Autrement dit, connaître le cours de l’écu de marc en écus florentins et en maravédis ne permet pas de savoir à quel taux se fera une transaction entre Médina del Campo et Florence.

L’espace économique construit à partir du XIIIe siècle autour de la Foire de change garantit donc à la caste qui en est maître d’œuvre, l’assurance d’un gain permanent du fait de la supériorité du certain sur l’incertain mais aussi une stabilité financière remarquable par le fait de la faible transmissibilité des instrument de change et de crédit.

Ce n’est pas, en définitive, à des caractéristiques propres au marché, pris au sens moderne, qu’il faut attribuer sa stabilité financière à la Foire de change mais bien plutôt à ses procédures centralisées et réglementaires fruit des pratiques financières de la caste des marchands-banquiers plus proche en cela de la “guilde médiévale” et de l’économie corporative que du capitalisme individualiste et rationnel.

La spéculation n'est pas impossible, elle est même pratiquée par les marchands-banquiers, mais elle ne modifie en aucune manière le fonctionnement de la foire de change et a fortiori, elle ne favorise, à aucun moment, des ferments de déséquilibre.

L’instabilité financière, qui apparaît de manière pourtant récurrente à l’époque médiévale, ne procède pas de la forme particulière de cet espace économique 54 .

En réalité, c’est sa rencontre, en tant qu’espace économique "autogéré", avec un espace politique en formation qui va précipiter la possibilité de crises financières dévastatrices.
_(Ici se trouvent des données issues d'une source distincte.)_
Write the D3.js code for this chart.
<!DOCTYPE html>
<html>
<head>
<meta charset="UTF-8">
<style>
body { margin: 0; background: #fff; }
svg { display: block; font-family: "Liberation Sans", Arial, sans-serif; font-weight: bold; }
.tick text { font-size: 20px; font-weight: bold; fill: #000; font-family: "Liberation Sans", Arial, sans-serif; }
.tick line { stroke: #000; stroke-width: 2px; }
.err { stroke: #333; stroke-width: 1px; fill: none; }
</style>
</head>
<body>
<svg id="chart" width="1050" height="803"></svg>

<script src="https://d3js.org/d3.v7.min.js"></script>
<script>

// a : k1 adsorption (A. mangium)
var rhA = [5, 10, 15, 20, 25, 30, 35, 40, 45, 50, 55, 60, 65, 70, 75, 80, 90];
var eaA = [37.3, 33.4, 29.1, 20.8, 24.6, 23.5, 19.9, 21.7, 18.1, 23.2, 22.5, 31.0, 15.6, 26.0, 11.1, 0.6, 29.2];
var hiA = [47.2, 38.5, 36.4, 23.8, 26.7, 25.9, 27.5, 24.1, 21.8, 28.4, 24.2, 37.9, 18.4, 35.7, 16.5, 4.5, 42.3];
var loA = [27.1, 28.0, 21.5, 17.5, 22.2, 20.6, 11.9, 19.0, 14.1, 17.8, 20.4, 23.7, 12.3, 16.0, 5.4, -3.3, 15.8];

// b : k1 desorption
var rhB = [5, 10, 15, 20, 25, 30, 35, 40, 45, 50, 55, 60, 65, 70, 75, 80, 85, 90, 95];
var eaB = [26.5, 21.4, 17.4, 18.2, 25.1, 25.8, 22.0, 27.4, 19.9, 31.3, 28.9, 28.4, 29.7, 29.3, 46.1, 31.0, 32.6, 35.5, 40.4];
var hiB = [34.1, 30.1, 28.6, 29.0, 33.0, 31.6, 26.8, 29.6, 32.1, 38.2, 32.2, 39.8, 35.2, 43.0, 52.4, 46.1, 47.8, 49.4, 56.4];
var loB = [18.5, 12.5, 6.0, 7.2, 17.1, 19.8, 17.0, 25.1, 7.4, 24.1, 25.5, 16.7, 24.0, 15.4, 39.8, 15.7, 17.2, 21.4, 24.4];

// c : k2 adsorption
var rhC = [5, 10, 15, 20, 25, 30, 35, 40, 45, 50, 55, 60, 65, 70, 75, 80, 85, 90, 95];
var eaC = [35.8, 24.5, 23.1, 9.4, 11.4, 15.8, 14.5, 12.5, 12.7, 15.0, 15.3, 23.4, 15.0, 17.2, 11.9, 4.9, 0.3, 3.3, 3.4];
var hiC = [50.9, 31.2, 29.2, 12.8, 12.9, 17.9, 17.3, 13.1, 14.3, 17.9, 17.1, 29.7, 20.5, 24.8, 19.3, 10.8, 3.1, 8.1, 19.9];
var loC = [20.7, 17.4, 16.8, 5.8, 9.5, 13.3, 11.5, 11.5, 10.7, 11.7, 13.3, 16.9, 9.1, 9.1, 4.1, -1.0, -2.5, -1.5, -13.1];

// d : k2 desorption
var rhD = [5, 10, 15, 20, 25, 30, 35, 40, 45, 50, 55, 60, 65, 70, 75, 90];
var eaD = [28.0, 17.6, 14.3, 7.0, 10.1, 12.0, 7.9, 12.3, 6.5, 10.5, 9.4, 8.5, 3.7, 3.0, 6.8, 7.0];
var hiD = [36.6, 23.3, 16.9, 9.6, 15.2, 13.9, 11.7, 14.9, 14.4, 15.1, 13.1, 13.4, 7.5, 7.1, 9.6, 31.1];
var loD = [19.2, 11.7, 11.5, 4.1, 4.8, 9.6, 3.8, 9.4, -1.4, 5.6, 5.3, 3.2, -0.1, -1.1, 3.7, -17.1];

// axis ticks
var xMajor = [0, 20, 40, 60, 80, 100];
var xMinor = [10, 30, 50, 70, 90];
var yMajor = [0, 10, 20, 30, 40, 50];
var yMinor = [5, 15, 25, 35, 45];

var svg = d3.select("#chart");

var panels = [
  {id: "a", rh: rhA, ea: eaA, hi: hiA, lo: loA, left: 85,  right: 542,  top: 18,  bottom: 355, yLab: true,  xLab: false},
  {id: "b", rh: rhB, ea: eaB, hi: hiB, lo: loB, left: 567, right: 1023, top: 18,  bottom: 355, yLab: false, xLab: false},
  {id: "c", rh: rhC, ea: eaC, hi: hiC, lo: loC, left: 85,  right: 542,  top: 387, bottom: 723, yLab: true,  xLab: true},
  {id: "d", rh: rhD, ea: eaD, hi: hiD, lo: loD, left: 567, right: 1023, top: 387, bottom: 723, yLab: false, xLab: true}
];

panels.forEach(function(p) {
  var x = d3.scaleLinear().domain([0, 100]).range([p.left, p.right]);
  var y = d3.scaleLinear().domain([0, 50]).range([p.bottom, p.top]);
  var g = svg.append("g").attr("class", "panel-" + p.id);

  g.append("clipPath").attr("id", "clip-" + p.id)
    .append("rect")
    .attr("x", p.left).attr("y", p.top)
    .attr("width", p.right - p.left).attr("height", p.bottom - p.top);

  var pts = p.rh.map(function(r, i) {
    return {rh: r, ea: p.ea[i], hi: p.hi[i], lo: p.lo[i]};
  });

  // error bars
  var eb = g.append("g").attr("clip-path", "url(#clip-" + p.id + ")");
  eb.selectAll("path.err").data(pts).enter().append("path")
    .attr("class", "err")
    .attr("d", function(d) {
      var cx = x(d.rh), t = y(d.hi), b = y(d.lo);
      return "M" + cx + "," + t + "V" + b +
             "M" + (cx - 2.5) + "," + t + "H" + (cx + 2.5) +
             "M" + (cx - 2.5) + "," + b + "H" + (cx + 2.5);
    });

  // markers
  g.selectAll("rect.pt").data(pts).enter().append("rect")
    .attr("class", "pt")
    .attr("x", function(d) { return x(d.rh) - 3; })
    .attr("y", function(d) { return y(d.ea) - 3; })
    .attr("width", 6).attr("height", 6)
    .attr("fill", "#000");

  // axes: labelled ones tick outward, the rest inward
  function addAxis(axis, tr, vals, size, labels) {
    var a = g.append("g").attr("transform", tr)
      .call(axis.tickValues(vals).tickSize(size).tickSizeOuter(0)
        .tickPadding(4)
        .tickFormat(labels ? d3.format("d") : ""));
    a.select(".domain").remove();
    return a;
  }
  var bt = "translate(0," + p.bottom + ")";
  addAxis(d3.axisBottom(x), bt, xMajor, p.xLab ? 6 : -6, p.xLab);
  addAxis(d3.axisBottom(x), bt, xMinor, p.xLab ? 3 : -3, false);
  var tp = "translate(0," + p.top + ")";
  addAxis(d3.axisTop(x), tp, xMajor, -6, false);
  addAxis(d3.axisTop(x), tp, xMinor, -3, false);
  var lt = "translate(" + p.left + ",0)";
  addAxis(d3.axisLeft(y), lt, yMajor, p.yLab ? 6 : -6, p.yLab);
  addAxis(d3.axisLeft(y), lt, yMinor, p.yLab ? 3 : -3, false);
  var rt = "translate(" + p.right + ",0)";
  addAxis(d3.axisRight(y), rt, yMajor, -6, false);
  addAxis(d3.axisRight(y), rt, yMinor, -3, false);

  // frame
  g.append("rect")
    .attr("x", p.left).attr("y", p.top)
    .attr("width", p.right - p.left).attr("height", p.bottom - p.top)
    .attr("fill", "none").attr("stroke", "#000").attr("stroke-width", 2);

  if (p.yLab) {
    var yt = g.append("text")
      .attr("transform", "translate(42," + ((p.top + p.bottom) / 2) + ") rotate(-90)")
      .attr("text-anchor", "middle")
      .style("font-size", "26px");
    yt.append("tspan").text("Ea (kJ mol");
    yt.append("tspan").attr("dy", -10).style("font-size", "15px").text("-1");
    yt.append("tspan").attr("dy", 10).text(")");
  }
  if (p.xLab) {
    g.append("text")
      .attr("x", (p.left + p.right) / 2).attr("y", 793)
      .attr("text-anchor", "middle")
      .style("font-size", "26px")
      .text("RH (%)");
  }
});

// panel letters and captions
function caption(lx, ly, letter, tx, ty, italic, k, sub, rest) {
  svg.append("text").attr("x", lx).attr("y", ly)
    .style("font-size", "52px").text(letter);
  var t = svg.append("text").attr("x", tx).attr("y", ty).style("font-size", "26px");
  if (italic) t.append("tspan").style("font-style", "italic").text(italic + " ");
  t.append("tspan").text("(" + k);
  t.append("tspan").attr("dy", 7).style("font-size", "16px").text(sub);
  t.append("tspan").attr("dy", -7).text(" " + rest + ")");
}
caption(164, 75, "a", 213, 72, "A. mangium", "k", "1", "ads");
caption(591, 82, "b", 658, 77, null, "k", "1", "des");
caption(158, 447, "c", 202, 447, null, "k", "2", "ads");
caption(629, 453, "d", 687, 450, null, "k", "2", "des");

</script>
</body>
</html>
Mais auparavant, il aura fallu montrer que cette mise en relation est aussi une condition structurelle de la supériorité du certain sur l’incertain et donc de l’enrichissement par art.

Notes
48.

Boyer-Xambeu M.T, Deleplace.G, Gillard.L : "Monnaie privée et pouvoir des princes". Ed du CNRS. Paris. 1986. P 193.

49.

Idem : P 194.

50.

Cf infra. 1-2.

51.

Cf. infra. Chapitre II. I° Partie.

52.

Ibid: P 195

53.

Ibid: P 195

54.

Dans l’ordre productif médiéval, l’économie rentière est suffisamment forte en elle-même. L’avènement du capitalisme marchand modifiera cet état de fait. Cf. infra chapitre II.